REQUIRED TASK
Pictures aside, write out every record exactly as it appears.

(Rows from a dataset of charts and code)
┏━━
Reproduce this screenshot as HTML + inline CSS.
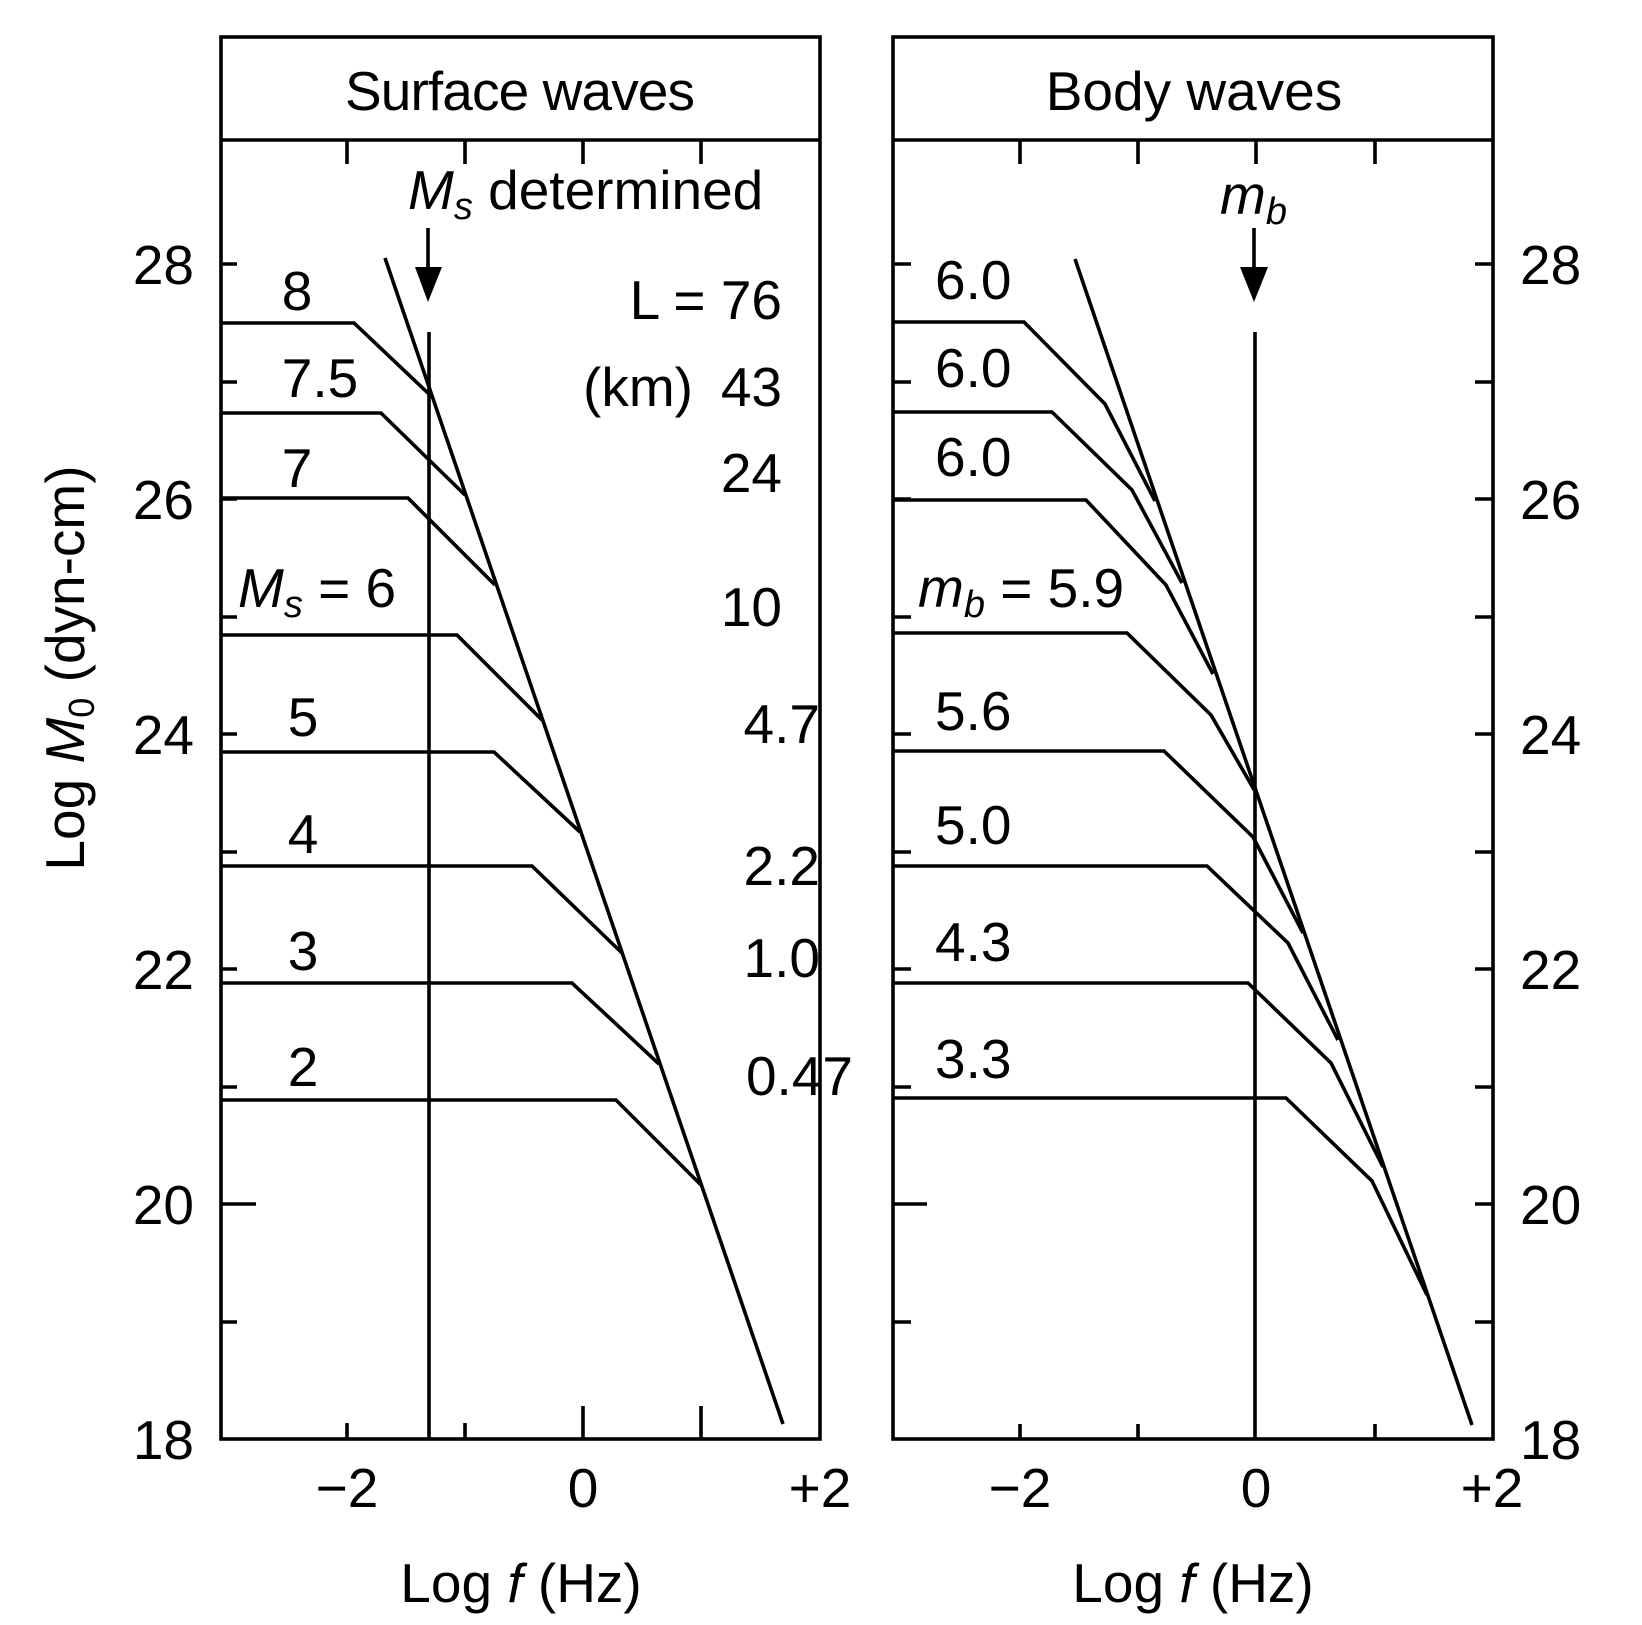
<!DOCTYPE html>
<html><head><meta charset="utf-8"><style>
html,body{margin:0;padding:0;background:#fff}
svg{display:block}
text{font-family:"Liberation Sans",sans-serif;font-size:55px;fill:#000}
.i{font-style:italic}
</style></head><body>
<svg width="1642" height="1625" viewBox="0 0 1642 1625" xmlns="http://www.w3.org/2000/svg">
<g fill="none" stroke="#000" stroke-width="3.6" stroke-linejoin="miter">
<rect x="221" y="37" width="599" height="1402"/>
<line x1="221" y1="140" x2="820" y2="140"/>
<path d="M347 140V164M465 140V164M583 140V164M701 140V164"/>
<path d="M347 1439V1423M465 1439V1423M583 1439V1406M701 1439V1406"/>
<path d="M221 264H237M221 382H237M221 499H237M221 617H237M221 734H237M221 852H237M221 969H237M221 1087H237M221 1204H256M221 1322H237"/>
<line x1="429" y1="332" x2="429" y2="1439"/>
<line x1="428" y1="228" x2="428" y2="272"/>
<line x1="385" y1="258" x2="783" y2="1424"/>
<polyline points="221,323 354,323 430,395"/>
<polyline points="221,413 381,413 465,495"/>
<polyline points="221,498 408,498 495,585"/>
<polyline points="221,635 457,635 542,720"/>
<polyline points="221,752 494,752 580,832"/>
<polyline points="221,866 532,866 622,953"/>
<polyline points="221,983 572,983 659,1064"/>
<polyline points="221,1100 616,1100 701,1185"/>

<rect x="893" y="37" width="600" height="1402"/>
<line x1="893" y1="140" x2="1493" y2="140"/>
<path d="M1020 140V164M1138 140V164M1256 140V164M1375 140V164"/>
<path d="M1020 1439V1424M1138 1439V1424M1375 1439V1424"/>
<path d="M893 264H911M893 382H911M893 499H911M893 617H911M893 734H911M893 852H911M893 969H911M893 1087H911M893 1204H927M893 1322H911"/>
<path d="M1493 264H1475M1493 382H1475M1493 499H1475M1493 617H1475M1493 734H1475M1493 852H1475M1493 969H1475M1493 1087H1475M1493 1204H1475M1493 1322H1475"/>
<line x1="1255" y1="332" x2="1255" y2="1439"/>
<line x1="1254" y1="228" x2="1254" y2="272"/>
<line x1="1075" y1="259" x2="1472" y2="1425"/>
<polyline points="893,322 1024,322 1105,404 1155,501"/>
<polyline points="893,412 1052,412 1132,490 1182,583"/>
<polyline points="893,500 1086,500 1166,585 1213,674"/>
<polyline points="893,633 1127,633 1211,715 1256,793"/>
<polyline points="893,751 1164,751 1253,837 1303,933"/>
<polyline points="893,866 1207,866 1288,943 1338,1040"/>
<polyline points="893,983 1248,983 1331,1063 1383,1167"/>
<polyline points="893,1098 1286,1098 1372,1181 1427,1295"/>
</g>
<polygon points="415,267 442,267 428,302" fill="#000"/>
<polygon points="1240,267 1268,267 1254,302" fill="#000"/>

<text x="520" y="110" text-anchor="middle" textLength="350">Surface waves</text>
<text x="1194" y="110" text-anchor="middle">Body waves</text>

<g text-anchor="end">
<text x="194" y="284">28</text>
<text x="194" y="519">26</text>
<text x="194" y="754">24</text>
<text x="194" y="989">22</text>
<text x="194" y="1224">20</text>
<text x="194" y="1459">18</text>
</g>
<g>
<text x="1520" y="284">28</text>
<text x="1520" y="519">26</text>
<text x="1520" y="754">24</text>
<text x="1520" y="989">22</text>
<text x="1520" y="1224">20</text>
<text x="1520" y="1459">18</text>
</g>
<g text-anchor="middle">
<text x="347" y="1507">−2</text>
<text x="583" y="1507">0</text>
<text x="820" y="1507">+2</text>
<text x="1020" y="1507">−2</text>
<text x="1256" y="1507">0</text>
<text x="1492" y="1507">+2</text>
<text x="521" y="1602">Log <tspan class="i">f</tspan> (Hz)</text>
<text x="1193" y="1602">Log <tspan class="i">f</tspan> (Hz)</text>
</g>
<text transform="translate(84,668) rotate(-90)" text-anchor="middle">Log <tspan class="i">M</tspan><tspan font-size="36" dy="10">0</tspan><tspan dy="-10"> (dyn-cm)</tspan></text>

<text x="408" y="209"><tspan class="i">M</tspan><tspan class="i" font-size="38" dy="10">s</tspan><tspan dy="-10"> determined</tspan></text>
<g text-anchor="middle">
<text x="297" y="310">8</text>
<text x="320" y="397">7.5</text>
<text x="297" y="487">7</text>
<text x="303" y="736">5</text>
<text x="303" y="853">4</text>
<text x="303" y="970">3</text>
<text x="303" y="1086">2</text>
</g>
<text x="238" y="607"><tspan class="i">M</tspan><tspan class="i" font-size="38" dy="10">s</tspan><tspan dy="-10"> = 6</tspan></text>
<g text-anchor="end">
<text x="782" y="319">L = 76</text>
<text x="693" y="406">(km)</text>
<text x="782" y="406">43</text>
<text x="782" y="492">24</text>
<text x="782" y="626">10</text>
<text x="820" y="743">4.7</text>
<text x="820" y="885">2.2</text>
<text x="820" y="977">1.0</text>
<text x="853" y="1095">0.47</text>
</g>

<text x="1220" y="214"><tspan class="i">m</tspan><tspan class="i" font-size="38" dy="10">b</tspan></text>
<g>
<text x="935" y="299">6.0</text>
<text x="935" y="387">6.0</text>
<text x="935" y="476">6.0</text>
<text x="918" y="607"><tspan class="i">m</tspan><tspan class="i" font-size="38" dy="10">b</tspan><tspan dy="-10"> = 5.9</tspan></text>
<text x="935" y="730">5.6</text>
<text x="935" y="844">5.0</text>
<text x="935" y="961">4.3</text>
<text x="935" y="1078">3.3</text>
</g>
</svg>
</body></html>
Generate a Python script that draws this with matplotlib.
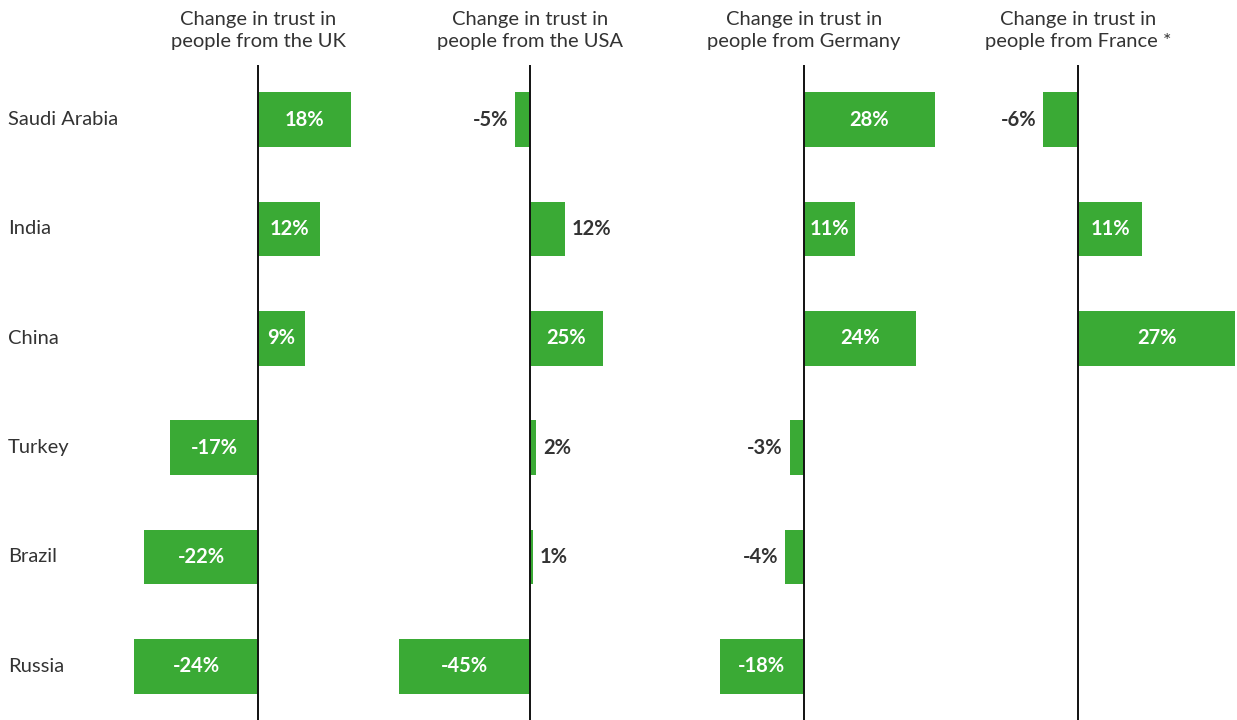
┗━━
TASK OUTPUT
Reproduce this screenshot as HTML + inline CSS.
<!DOCTYPE html>
<html><head><meta charset="utf-8"><style>
html,body{margin:0;padding:0;background:#fff}
svg{display:block}
text{font-family:"Liberation Sans",sans-serif;font-size:55px;fill:#000}
.i{font-style:italic}
</style></head><body>
<svg width="1642" height="1625" viewBox="0 0 1642 1625" xmlns="http://www.w3.org/2000/svg">
<g fill="none" stroke="#000" stroke-width="3.6" stroke-linejoin="miter">
<rect x="221" y="37" width="599" height="1402"/>
<line x1="221" y1="140" x2="820" y2="140"/>
<path d="M347 140V164M465 140V164M583 140V164M701 140V164"/>
<path d="M347 1439V1423M465 1439V1423M583 1439V1406M701 1439V1406"/>
<path d="M221 264H237M221 382H237M221 499H237M221 617H237M221 734H237M221 852H237M221 969H237M221 1087H237M221 1204H256M221 1322H237"/>
<line x1="429" y1="332" x2="429" y2="1439"/>
<line x1="428" y1="228" x2="428" y2="272"/>
<line x1="385" y1="258" x2="783" y2="1424"/>
<polyline points="221,323 354,323 430,395"/>
<polyline points="221,413 381,413 465,495"/>
<polyline points="221,498 408,498 495,585"/>
<polyline points="221,635 457,635 542,720"/>
<polyline points="221,752 494,752 580,832"/>
<polyline points="221,866 532,866 622,953"/>
<polyline points="221,983 572,983 659,1064"/>
<polyline points="221,1100 616,1100 701,1185"/>

<rect x="893" y="37" width="600" height="1402"/>
<line x1="893" y1="140" x2="1493" y2="140"/>
<path d="M1020 140V164M1138 140V164M1256 140V164M1375 140V164"/>
<path d="M1020 1439V1424M1138 1439V1424M1375 1439V1424"/>
<path d="M893 264H911M893 382H911M893 499H911M893 617H911M893 734H911M893 852H911M893 969H911M893 1087H911M893 1204H927M893 1322H911"/>
<path d="M1493 264H1475M1493 382H1475M1493 499H1475M1493 617H1475M1493 734H1475M1493 852H1475M1493 969H1475M1493 1087H1475M1493 1204H1475M1493 1322H1475"/>
<line x1="1255" y1="332" x2="1255" y2="1439"/>
<line x1="1254" y1="228" x2="1254" y2="272"/>
<line x1="1075" y1="259" x2="1472" y2="1425"/>
<polyline points="893,322 1024,322 1105,404 1155,501"/>
<polyline points="893,412 1052,412 1132,490 1182,583"/>
<polyline points="893,500 1086,500 1166,585 1213,674"/>
<polyline points="893,633 1127,633 1211,715 1256,793"/>
<polyline points="893,751 1164,751 1253,837 1303,933"/>
<polyline points="893,866 1207,866 1288,943 1338,1040"/>
<polyline points="893,983 1248,983 1331,1063 1383,1167"/>
<polyline points="893,1098 1286,1098 1372,1181 1427,1295"/>
</g>
<polygon points="415,267 442,267 428,302" fill="#000"/>
<polygon points="1240,267 1268,267 1254,302" fill="#000"/>

<text x="520" y="110" text-anchor="middle" textLength="350">Surface waves</text>
<text x="1194" y="110" text-anchor="middle">Body waves</text>

<g text-anchor="end">
<text x="194" y="284">28</text>
<text x="194" y="519">26</text>
<text x="194" y="754">24</text>
<text x="194" y="989">22</text>
<text x="194" y="1224">20</text>
<text x="194" y="1459">18</text>
</g>
<g>
<text x="1520" y="284">28</text>
<text x="1520" y="519">26</text>
<text x="1520" y="754">24</text>
<text x="1520" y="989">22</text>
<text x="1520" y="1224">20</text>
<text x="1520" y="1459">18</text>
</g>
<g text-anchor="middle">
<text x="347" y="1507">−2</text>
<text x="583" y="1507">0</text>
<text x="820" y="1507">+2</text>
<text x="1020" y="1507">−2</text>
<text x="1256" y="1507">0</text>
<text x="1492" y="1507">+2</text>
<text x="521" y="1602">Log <tspan class="i">f</tspan> (Hz)</text>
<text x="1193" y="1602">Log <tspan class="i">f</tspan> (Hz)</text>
</g>
<text transform="translate(84,668) rotate(-90)" text-anchor="middle">Log <tspan class="i">M</tspan><tspan font-size="36" dy="10">0</tspan><tspan dy="-10"> (dyn-cm)</tspan></text>

<text x="408" y="209"><tspan class="i">M</tspan><tspan class="i" font-size="38" dy="10">s</tspan><tspan dy="-10"> determined</tspan></text>
<g text-anchor="middle">
<text x="297" y="310">8</text>
<text x="320" y="397">7.5</text>
<text x="297" y="487">7</text>
<text x="303" y="736">5</text>
<text x="303" y="853">4</text>
<text x="303" y="970">3</text>
<text x="303" y="1086">2</text>
</g>
<text x="238" y="607"><tspan class="i">M</tspan><tspan class="i" font-size="38" dy="10">s</tspan><tspan dy="-10"> = 6</tspan></text>
<g text-anchor="end">
<text x="782" y="319">L = 76</text>
<text x="693" y="406">(km)</text>
<text x="782" y="406">43</text>
<text x="782" y="492">24</text>
<text x="782" y="626">10</text>
<text x="820" y="743">4.7</text>
<text x="820" y="885">2.2</text>
<text x="820" y="977">1.0</text>
<text x="853" y="1095">0.47</text>
</g>

<text x="1220" y="214"><tspan class="i">m</tspan><tspan class="i" font-size="38" dy="10">b</tspan></text>
<g>
<text x="935" y="299">6.0</text>
<text x="935" y="387">6.0</text>
<text x="935" y="476">6.0</text>
<text x="918" y="607"><tspan class="i">m</tspan><tspan class="i" font-size="38" dy="10">b</tspan><tspan dy="-10"> = 5.9</tspan></text>
<text x="935" y="730">5.6</text>
<text x="935" y="844">5.0</text>
<text x="935" y="961">4.3</text>
<text x="935" y="1078">3.3</text>
</g>
</svg>
</body></html>
Generate a Python script that draws this with matplotlib.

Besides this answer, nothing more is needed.